Feeling misunderstood? Text tone indicators help clarify meaning online

If you are a frequent user of social media platforms, you may have spotted additions to people’s posts in the form of a slash and a letter, like this: /srs. This is called a tone indicator. Like the tone of a person’s voice pitched higher to indicate a question or louder to indicate anger, these markers help clarify the meaning of the words.
Smiling young woman sits cross-legged on ground holding smartphone
Is your message positive? Spell it out with the /pos tone indicator.

Why use tone indicators?

Clarity can be hard to achieve in written communications, where we don’t have facial expressions, body language, etc. to help us understand exactly what the other person means. So typing /j at the end of a statement lets the reader know you’re joking, while /g tells them your remark is genuine. In this sense a tone indicator is like an emoticon or emoji, but with even less room for interpretation.

Who uses tone indicators – and where

Today you’ll find tone indicators being used on all sorts of online social media platforms, especially where posts are public and can be read, forwarded and reposted by people who don’t necessarily know the original poster and so might not understand their intent. Think of a simple remark like “That's just what I needed today!” Is the writer happy or frustrated? In a forum like Twitter where words are often seen or taken out of context, it can be impossible to know. Tone indicator enthusiasts that say adding them removes any possibility of misinterpretation.

Tone indicators have also gained popularity among some people with neurological differences, like autism spectrum disorder, who say they sometimes miss cues that someone may be flirting or being sarcastic – so it helps to have the meaning spelled out. With this in mind, some people have starting using tone indicators because they believe it is inclusive and helps others have a better online experience.

The age-old challenge of communicating in writing

Many people credit online forums like Reddit for giving rise to this trend, specifically the use of “/s” as a sarcasm tone indicator. This and other tone indicators also started popping up on Twitter in 2020. But people have been grappling with the problem of conveying tone in written communications for at least 500 years now. One often-cited early example from 1575 is Henry Denham, a British printer who tried to show that a question was rhetorical by punctuating it with a backwards question mark. One hundred years after Denham, another frustrated writer suggested using upside-down exclamation marks to indicate irony. But none of these ideas really gained traction until the rise of computer-based communications in the 1980s. This was the decade that gave rise to the first emoticons, like the sideways smiley :-) that serves as a joke marker. And other internet abbreviations like “LOL” also date from this era.

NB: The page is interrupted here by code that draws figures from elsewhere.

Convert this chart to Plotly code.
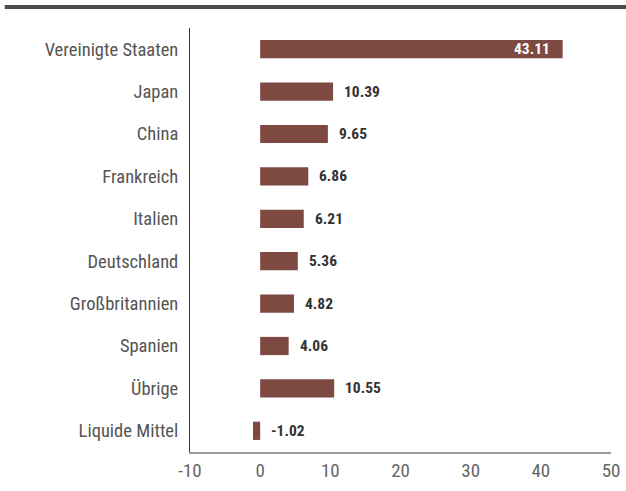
import plotly.graph_objects as go

categories = ["Vereinigte Staaten", "Japan", "China", "Frankreich", "Italien",
              "Deutschland", "Großbritannien", "Spanien", "Übrige", "Liquide Mittel"]
values = [43.11, 10.39, 9.65, 6.86, 6.21, 5.36, 4.82, 4.06, 10.55, -1.02]
tick_vals = [-10, 0, 10, 20, 30, 40, 50]
tick_text = ["-10", "0", "10", "20", "30", "40", "50"]

FONT = "Roboto Condensed, Roboto, sans-serif"
BAR = "#7d4940"

fig = go.Figure(go.Bar(
    y=categories, x=values, orientation="h",
    marker=dict(color=BAR, line=dict(width=0)),
    width=0.43, hoverinfo="skip",
))

annotations = []
for i, (c, v) in enumerate(zip(categories, values)):
    if i == 0:
        annotations.append(dict(x=v, y=c, xref="x", yref="y", text=f"{v:.2f}",
                                showarrow=False, xanchor="right", xshift=-11,
                                font=dict(family=FONT, size=15.5, color="white", weight="bold")))
    else:
        annotations.append(dict(x=max(v, 0), y=c, xref="x", yref="y", text=f"{v:.2f}",
                                showarrow=False, xanchor="left", xshift=9,
                                font=dict(family=FONT, size=15.5, color="#333333", weight="bold")))

fig.update_layout(
    width=626, height=491,
    margin=dict(l=190, r=15, t=28, b=39),
    paper_bgcolor="white", plot_bgcolor="white",
    showlegend=False,
    annotations=annotations,
    xaxis=dict(range=[-10, 50], tickvals=tick_vals, ticktext=tick_text,
               showgrid=False, zeroline=False, ticklabeloverflow="allow",
               automargin=False,
               showline=True, linecolor="#999999", linewidth=1.5,
               ticks="", tickfont=dict(family=FONT, size=19, color="#666666")),
    yaxis=dict(autorange=False, range=[9.5, -0.5], showgrid=False, zeroline=False,
               automargin=False,
               showline=True, linecolor="#333333", linewidth=1,
               ticks="", ticklabelstandoff=7,
               tickfont=dict(family=FONT, size=18.5, color="#555555")),
    shapes=[dict(type="line", xref="paper", yref="paper",
                 x0=-0.44, x1=1.04, y0=1.0495, y1=1.0495,
                 line=dict(color="#4a4a4a", width=4))],
)

fig.write_html("out.html",
               config={"displayModeBar": False},
               post_script="document.body.style.margin='0';document.body.style.overflow='hidden';")
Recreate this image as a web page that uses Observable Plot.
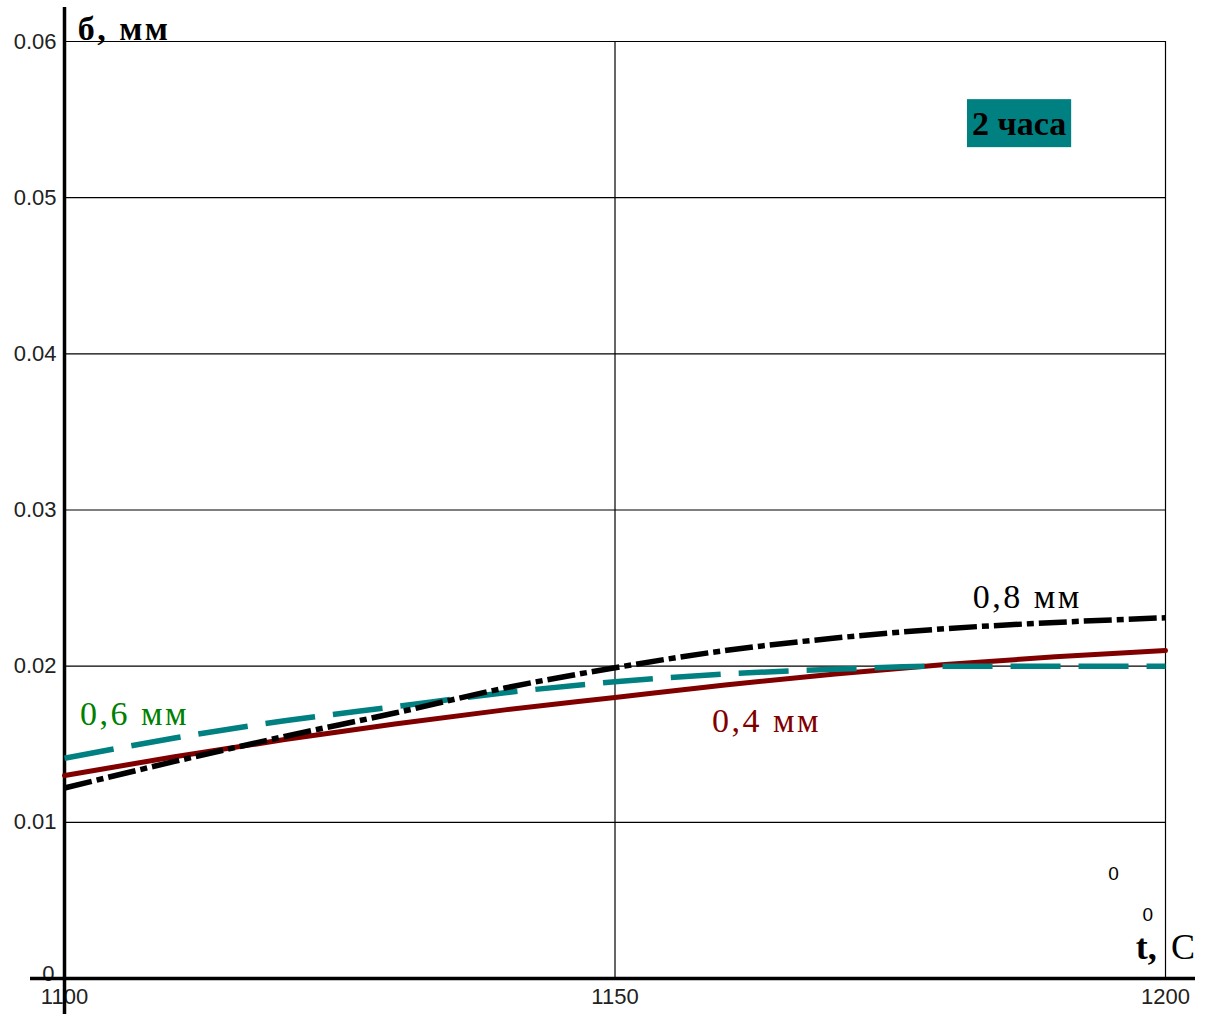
<!DOCTYPE html>
<html>
<head>
<meta charset="utf-8">
<script src="https://cdn.jsdelivr.net/npm/d3@7"></script>
<script src="https://cdn.jsdelivr.net/npm/@observablehq/plot@0.6"></script>
<style>
  html, body { margin: 0; padding: 0; background: #fff; }
  #chart { width: 1208px; height: 1014px; overflow: hidden; }
  .lbl text { letter-spacing: 2.5px; }
</style>
</head>
<body>
<div id="chart"></div>
<script>
// Temperature, °C
const temps = [1100, 1110, 1120, 1130, 1140, 1150, 1160, 1170, 1180, 1190, 1200];
// δ, mm — for three thicknesses (2 hours)
const delta04 = [0.0130, 0.0142, 0.0153, 0.0163, 0.0172, 0.0180, 0.0188, 0.0195, 0.0201, 0.0206, 0.0210];
const delta06 = [0.0141, 0.0154, 0.0165, 0.0174, 0.0183, 0.0190, 0.0195, 0.0198, 0.0200, 0.0200, 0.0200];
const delta08 = [0.0122, 0.0139, 0.0155, 0.0170, 0.0186, 0.0199, 0.0210, 0.0218, 0.0224, 0.0228, 0.0231];
const yTicks = [0.01, 0.02, 0.03, 0.04, 0.05, 0.06];
const xTicks = [1100, 1150, 1200];
const seriesNames = ["0,4 мм", "0,6 мм", "0,8 мм"];

const rows = (vals) => temps.map((t, i) => ({t, v: vals[i]}));
const d04 = rows(delta04), d06 = rows(delta06), d08 = rows(delta08);

const serif = "'Liberation Serif', 'Times New Roman', serif";

const plot = Plot.plot({
  width: 1208,
  height: 1014,
  marginLeft: 64,
  marginRight: 43,
  marginTop: 41,
  marginBottom: 36,
  style: {fontFamily: "'Liberation Sans', Arial, sans-serif", fontSize: "22px", color: "#222", background: "#fff", overflow: "visible"},
  x: {domain: [1100, 1200]},
  y: {domain: [0, 0.06]},
  marks: [
    Plot.gridY(yTicks, {stroke: "#000", strokeOpacity: 1, strokeWidth: 1.2}),
    Plot.gridX([1150, 1200], {stroke: "#000", strokeOpacity: 1, strokeWidth: 1.2}),
    Plot.axisY(yTicks, {tickSize: 0, tickPadding: 8, tickFormat: d => d.toFixed(2), fill: "#222", label: null}),
    Plot.axisY([0], {tickSize: 0, tickPadding: 10, tickFormat: () => "0", fill: "#222", label: null, dy: -5}),
    Plot.axisX(xTicks, {tickSize: 0, tickPadding: 10, tickFormat: d => String(d), fill: "#222", label: null}),
    Plot.ruleY([0], {stroke: "#000", strokeWidth: 3.5, insetLeft: -34, insetRight: -30}),
    Plot.ruleX([1100], {stroke: "#000", strokeWidth: 3.5, insetTop: -34, insetBottom: -36}),
    Plot.line(d04, {x: "t", y: "v", stroke: "#800000", strokeWidth: 5, curve: "monotone-x"}),
    Plot.line(d06, {x: "t", y: "v", stroke: "#008080", strokeWidth: 5.5, strokeDasharray: "50,18", strokeLinecap: "butt", curve: "monotone-x"}),
    Plot.line(d08, {x: "t", y: "v", stroke: "#000", strokeWidth: 5.5, strokeDasharray: "28,5,7,5", strokeLinecap: "butt", curve: "monotone-x"}),
    Plot.text([seriesNames[1]], {x: 1101.4, y: 0.01695, text: d => d, textAnchor: "start", fill: "#008000", fontSize: 34, fontFamily: serif, className: "lbl"}),
    Plot.text([seriesNames[0]], {x: 1158.8, y: 0.01650, text: d => d, textAnchor: "start", fill: "#800000", fontSize: 34, fontFamily: serif, className: "lbl"}),
    Plot.text([seriesNames[2]], {x: 1182.5, y: 0.02440, text: d => d, textAnchor: "start", fill: "#000", fontSize: 34, fontFamily: serif, className: "lbl"}),
    Plot.text(["2 часа"], {x: 1186.7, y: 0.0547, text: d => d, fill: "#000", fontSize: 34, fontWeight: "bold", fontFamily: serif, className: "badge"}),
    Plot.text(["б, мм"], {x: 1101.2, y: 0.0608, text: d => d, textAnchor: "start", fill: "#000", fontSize: 34, fontWeight: "bold", fontFamily: serif, className: "lbl"}),
    Plot.text(["t,"], {x: 1197.3, y: 0.0021, text: d => d, textAnchor: "start", fill: "#000", fontSize: 36, fontWeight: "bold", fontFamily: serif, dy: 2}),
    Plot.text(["C"], {x: 1200.5, y: 0.0021, text: d => d, textAnchor: "start", fill: "#000", fontSize: 36, fontFamily: serif, dy: 2}),
    Plot.text(["0"], {x: 1194.8, y: 0.0067, text: d => d, textAnchor: "start", fill: "#000", fontSize: 19}),
    Plot.text(["0"], {x: 1197.9, y: 0.0037, text: d => d, textAnchor: "start", fill: "#000", fontSize: 19, dy: -6})
  ]
});

document.getElementById("chart").appendChild(plot);

// teal background behind the "2 часа" badge
const badge = plot.querySelector(".badge text");
if (badge) {
  const bb = badge.getBBox();
  const ns = "http://www.w3.org/2000/svg";
  const r = document.createElementNS(ns, "rect");
  r.setAttribute("x", bb.x - 5);
  r.setAttribute("y", bb.y - 6);
  r.setAttribute("width", bb.width + 10);
  r.setAttribute("height", 48);
  r.setAttribute("fill", "#008080");
  const tr = badge.getAttribute("transform");
  if (tr) r.setAttribute("transform", tr);
  badge.parentNode.insertBefore(r, badge);
}
</script>
</body>
</html>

Tone indicators vs. emojis

So why do some people favor tone indicators over the more widespread emojis? Now that there is such a wide range of emojis out there and different people using them differently, sometimes they can cause more confusion than clarity – especially between age groups and cultures. Does anyone really know the shades of meaning expressed by the 15+ smiling emojis available on their phone? It’s much clearer to type /j to show you’re joking.
Tone indicators list: The top 20

Although you’ll find lists of tone indicators that contain more or different examples, this set, which is organized alphabetically, should be enough to get you started:

/f: fake
/gen: genuine statement or question
/hj: half-joking
ij: inside joke
/j: joking
/lh: light-hearted*
/li: literal
/ly, /l: lyrics (used to show you’re quoting a song)
/m: metaphorical
/neg, /nc: negative connotation
/nm: not really mad or upset
/nsrs: not serious
/nsx, /nx: no sexual intent
/pos, /pc: positive connotation
/r: romantic
rh, /rt: rhetorical
/s, /sarc, /sarcasm: sarcasm
/srs: serious
/sx, /x: sexual intent
/t: teasing

*The /lh tone indicator sometimes causes confusion. It means that something that might be interpreted as criticism or meanness is meant in a kind or loving way, e.g. “Maybe you should start setting an alarm /lh”.